Stored data:
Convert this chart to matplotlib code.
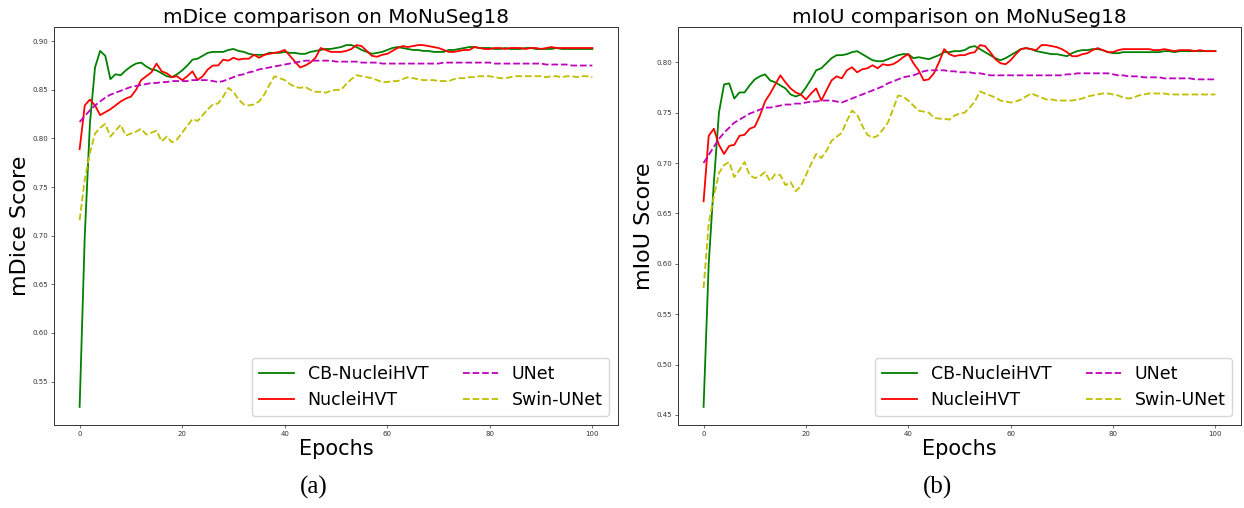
import matplotlib
matplotlib.use("Agg")
import matplotlib.pyplot as plt

plt.rcParams['font.family'] = ['DejaVu Sans']

epochs = list(range(0, 101))

# ---------------- (a) mDice ----------------
dice_cb = [0.524, 0.700, 0.815, 0.873, 0.890, 0.885, 0.861, 0.866, 0.865, 0.870,
           0.874, 0.877, 0.878, 0.874, 0.871, 0.870, 0.867, 0.864, 0.863, 0.866,
           0.870, 0.875, 0.881, 0.882, 0.885, 0.888, 0.889, 0.889, 0.889, 0.891,
           0.892, 0.890, 0.889, 0.887, 0.886, 0.886, 0.886, 0.888, 0.888, 0.888,
           0.889, 0.888, 0.888, 0.887, 0.887, 0.889, 0.890, 0.891, 0.892, 0.892,
           0.893, 0.894, 0.896, 0.896, 0.894, 0.891, 0.889, 0.887, 0.888, 0.889,
           0.891, 0.893, 0.894, 0.893, 0.892, 0.891, 0.891, 0.890, 0.890, 0.889,
           0.889, 0.889, 0.891, 0.891, 0.892, 0.893, 0.894, 0.894, 0.893, 0.893,
           0.893, 0.892, 0.892, 0.893, 0.892, 0.892, 0.892, 0.893, 0.893, 0.892,
           0.892, 0.892, 0.892, 0.893, 0.892, 0.892, 0.892, 0.892, 0.892, 0.892,
           0.892]
dice_hvt = [0.789, 0.834, 0.840, 0.834, 0.824, 0.827, 0.830, 0.834, 0.838, 0.841,
            0.843, 0.850, 0.860, 0.864, 0.868, 0.877, 0.869, 0.867, 0.863, 0.864,
            0.860, 0.864, 0.869, 0.860, 0.864, 0.871, 0.875, 0.875, 0.881, 0.880,
            0.883, 0.881, 0.882, 0.882, 0.886, 0.883, 0.886, 0.887, 0.888, 0.889,
            0.891, 0.885, 0.879, 0.873, 0.875, 0.878, 0.883, 0.893, 0.891, 0.889,
            0.889, 0.889, 0.890, 0.892, 0.896, 0.895, 0.890, 0.885, 0.884, 0.886,
            0.887, 0.890, 0.893, 0.895, 0.894, 0.895, 0.896, 0.896, 0.895, 0.894,
            0.893, 0.891, 0.889, 0.889, 0.890, 0.891, 0.891, 0.894, 0.893, 0.892,
            0.892, 0.893, 0.893, 0.892, 0.893, 0.893, 0.893, 0.892, 0.893, 0.893,
            0.892, 0.893, 0.894, 0.893, 0.893, 0.893, 0.893, 0.893, 0.893, 0.893,
            0.893]
dice_unet = [0.817, 0.823, 0.829, 0.834, 0.838, 0.842, 0.845, 0.847, 0.849, 0.851,
             0.853, 0.854, 0.855, 0.856, 0.857, 0.857, 0.858, 0.858, 0.859, 0.859,
             0.859, 0.859, 0.860, 0.860, 0.860, 0.860, 0.859, 0.858, 0.859, 0.861,
             0.863, 0.865, 0.866, 0.868, 0.869, 0.871, 0.872, 0.873, 0.874, 0.875,
             0.876, 0.877, 0.878, 0.879, 0.880, 0.880, 0.880, 0.880, 0.880, 0.880,
             0.879, 0.879, 0.879, 0.879, 0.879, 0.878, 0.878, 0.878, 0.878, 0.877,
             0.877, 0.877, 0.877, 0.877, 0.877, 0.877, 0.877, 0.877, 0.877, 0.877,
             0.877, 0.878, 0.878, 0.878, 0.878, 0.878, 0.878, 0.878, 0.878, 0.878,
             0.878, 0.877, 0.877, 0.877, 0.877, 0.877, 0.877, 0.877, 0.877, 0.877,
             0.877, 0.876, 0.876, 0.876, 0.876, 0.876, 0.875, 0.875, 0.875, 0.875,
             0.875]
dice_swin = [0.716, 0.758, 0.785, 0.805, 0.811, 0.815, 0.802, 0.808, 0.814, 0.803,
             0.805, 0.807, 0.810, 0.804, 0.806, 0.808, 0.797, 0.802, 0.796, 0.799,
             0.806, 0.813, 0.820, 0.818, 0.824, 0.830, 0.835, 0.836, 0.843, 0.852,
             0.848, 0.840, 0.835, 0.834, 0.835, 0.838, 0.845, 0.855, 0.864, 0.862,
             0.860, 0.856, 0.853, 0.852, 0.853, 0.850, 0.848, 0.848, 0.847, 0.849,
             0.850, 0.850, 0.856, 0.861, 0.865, 0.864, 0.863, 0.862, 0.860, 0.858,
             0.858, 0.859, 0.859, 0.861, 0.863, 0.862, 0.861, 0.860, 0.860, 0.860,
             0.859, 0.859, 0.859, 0.861, 0.862, 0.862, 0.863, 0.863, 0.864, 0.864,
             0.864, 0.863, 0.862, 0.862, 0.863, 0.864, 0.864, 0.864, 0.864, 0.864,
             0.864, 0.863, 0.864, 0.864, 0.863, 0.864, 0.864, 0.863, 0.864, 0.864,
             0.863]

# ---------------- (b) mIoU ----------------
iou_cb = [0.458, 0.600, 0.680, 0.750, 0.778, 0.779, 0.764, 0.770, 0.770, 0.777,
          0.783, 0.786, 0.788, 0.782, 0.780, 0.777, 0.774, 0.768, 0.766, 0.768,
          0.775, 0.783, 0.792, 0.794, 0.799, 0.804, 0.807, 0.807, 0.808, 0.810,
          0.811, 0.808, 0.805, 0.802, 0.801, 0.801, 0.803, 0.805, 0.807, 0.808,
          0.808, 0.804, 0.805, 0.804, 0.803, 0.805, 0.807, 0.810, 0.810, 0.811,
          0.811, 0.812, 0.815, 0.816, 0.813, 0.810, 0.807, 0.804, 0.802, 0.804,
          0.807, 0.810, 0.813, 0.814, 0.813, 0.811, 0.810, 0.809, 0.808, 0.808,
          0.807, 0.806, 0.809, 0.811, 0.812, 0.812, 0.813, 0.813, 0.812, 0.810,
          0.809, 0.809, 0.810, 0.810, 0.810, 0.810, 0.810, 0.810, 0.810, 0.810,
          0.811, 0.811, 0.810, 0.811, 0.811, 0.811, 0.811, 0.811, 0.811, 0.811,
          0.811]
iou_hvt = [0.662, 0.727, 0.734, 0.718, 0.709, 0.717, 0.718, 0.727, 0.728, 0.734,
           0.736, 0.747, 0.761, 0.769, 0.778, 0.787, 0.780, 0.774, 0.770, 0.768,
           0.763, 0.769, 0.774, 0.762, 0.772, 0.782, 0.786, 0.784, 0.792, 0.795,
           0.790, 0.793, 0.794, 0.797, 0.794, 0.798, 0.797, 0.798, 0.801, 0.805,
           0.808, 0.799, 0.792, 0.782, 0.783, 0.789, 0.800, 0.813, 0.808, 0.806,
           0.807, 0.807, 0.809, 0.810, 0.817, 0.816, 0.810, 0.803, 0.799, 0.798,
           0.802, 0.808, 0.813, 0.814, 0.813, 0.812, 0.817, 0.817, 0.816, 0.815,
           0.813, 0.810, 0.806, 0.806, 0.808, 0.809, 0.812, 0.814, 0.812, 0.810,
           0.810, 0.812, 0.813, 0.813, 0.813, 0.813, 0.813, 0.813, 0.812, 0.812,
           0.813, 0.812, 0.811, 0.812, 0.812, 0.812, 0.811, 0.812, 0.811, 0.811,
           0.811]
iou_unet = [0.700, 0.708, 0.716, 0.724, 0.730, 0.735, 0.740, 0.743, 0.746, 0.749,
            0.751, 0.753, 0.755, 0.755, 0.756, 0.757, 0.758, 0.758, 0.759, 0.759,
            0.760, 0.761, 0.761, 0.762, 0.762, 0.762, 0.761, 0.760, 0.762, 0.764,
            0.766, 0.768, 0.770, 0.772, 0.774, 0.776, 0.779, 0.781, 0.783, 0.785,
            0.786, 0.787, 0.789, 0.791, 0.792, 0.792, 0.792, 0.792, 0.791, 0.791,
            0.790, 0.790, 0.790, 0.789, 0.789, 0.788, 0.787, 0.787, 0.787, 0.787,
            0.787, 0.787, 0.787, 0.787, 0.787, 0.787, 0.787, 0.787, 0.787, 0.787,
            0.787, 0.788, 0.788, 0.789, 0.789, 0.789, 0.789, 0.789, 0.789, 0.789,
            0.788, 0.787, 0.787, 0.786, 0.786, 0.786, 0.785, 0.785, 0.785, 0.785,
            0.784, 0.784, 0.784, 0.784, 0.784, 0.784, 0.783, 0.783, 0.783, 0.783,
            0.783]
iou_swin = [0.576, 0.640, 0.667, 0.690, 0.698, 0.701, 0.686, 0.693, 0.701, 0.688,
            0.685, 0.687, 0.691, 0.682, 0.689, 0.688, 0.678, 0.681, 0.672, 0.677,
            0.688, 0.699, 0.709, 0.705, 0.712, 0.722, 0.726, 0.730, 0.742, 0.752,
            0.748, 0.737, 0.728, 0.725, 0.727, 0.733, 0.740, 0.753, 0.767, 0.766,
            0.762, 0.757, 0.752, 0.751, 0.750, 0.745, 0.744, 0.744, 0.743, 0.747,
            0.749, 0.750, 0.755, 0.761, 0.771, 0.769, 0.767, 0.765, 0.762, 0.761,
            0.760, 0.761, 0.763, 0.766, 0.769, 0.767, 0.765, 0.763, 0.763, 0.762,
            0.762, 0.762, 0.762, 0.763, 0.764, 0.766, 0.767, 0.768, 0.769, 0.769,
            0.768, 0.767, 0.765, 0.764, 0.765, 0.767, 0.768, 0.769, 0.769, 0.769,
            0.769, 0.768, 0.768, 0.768, 0.768, 0.768, 0.768, 0.768, 0.768, 0.768,
            0.768]

labels = ["CB-NucleiHVT", "NucleiHVT", "UNet", "Swin-UNet"]
titles = ["mDice comparison on MoNuSeg18", "mIoU comparison on MoNuSeg18"]
ylabels = ["mDice Score", "mIoU Score"]
captions = ["(a)", "(b)"]

W, H = 1244, 508
fig = plt.figure(figsize=(W / 100, H / 100), dpi=100)

def px_axes(l, r, t, b):
    return fig.add_axes([l / W, 1 - b / H, (r - l) / W, (b - t) / H])

ax_a = px_axes(54, 618, 27, 425)
ax_b = px_axes(678, 1241, 27, 425)
caption_x = [314, 938]

styles = [dict(color="green", ls="-"), dict(color="red", ls="-"),
          dict(color="m", ls="--"), dict(color="y", ls="--")]

panels = [(ax_a, [dice_cb, dice_hvt, dice_unet, dice_swin]),
          (ax_b, [iou_cb, iou_hvt, iou_unet, iou_swin])]

for i, (ax, series) in enumerate(panels):
    for s, lab, st in zip(series, labels, styles):
        ax.plot(epochs, s, label=lab, lw=1.3, **st)
    ax.set_title(titles[i], fontsize=14.4, pad=3)
    ax.set_ylabel(ylabels[i], fontsize=16, labelpad=2)
    ax.set_xlabel("Epochs", fontsize=15, labelpad=2)
    ax.set_xticks([0, 20, 40, 60, 80, 100])
    ax.tick_params(labelsize=5, length=2, width=0.5, pad=2, colors="#333333")
    for sp in ax.spines.values():
        sp.set_linewidth(0.7)
        sp.set_color("#333333")
    ax.legend(loc="lower right", ncol=2, fontsize=12.5, handlelength=2.0,
              columnspacing=2.0, borderaxespad=0.5)
    fig.text(caption_x[i] / W, 1 - 487 / H, captions[i], ha="center", va="center",
             fontsize=18, family=["Liberation Serif"])

fig.savefig("out.png", dpi=100)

Job: Show every line of the listing in which the string "matplotlib" can be found.

Reply:
Convert this chart to matplotlib code.
import matplotlib
matplotlib.use("Agg")
import matplotlib.pyplot as plt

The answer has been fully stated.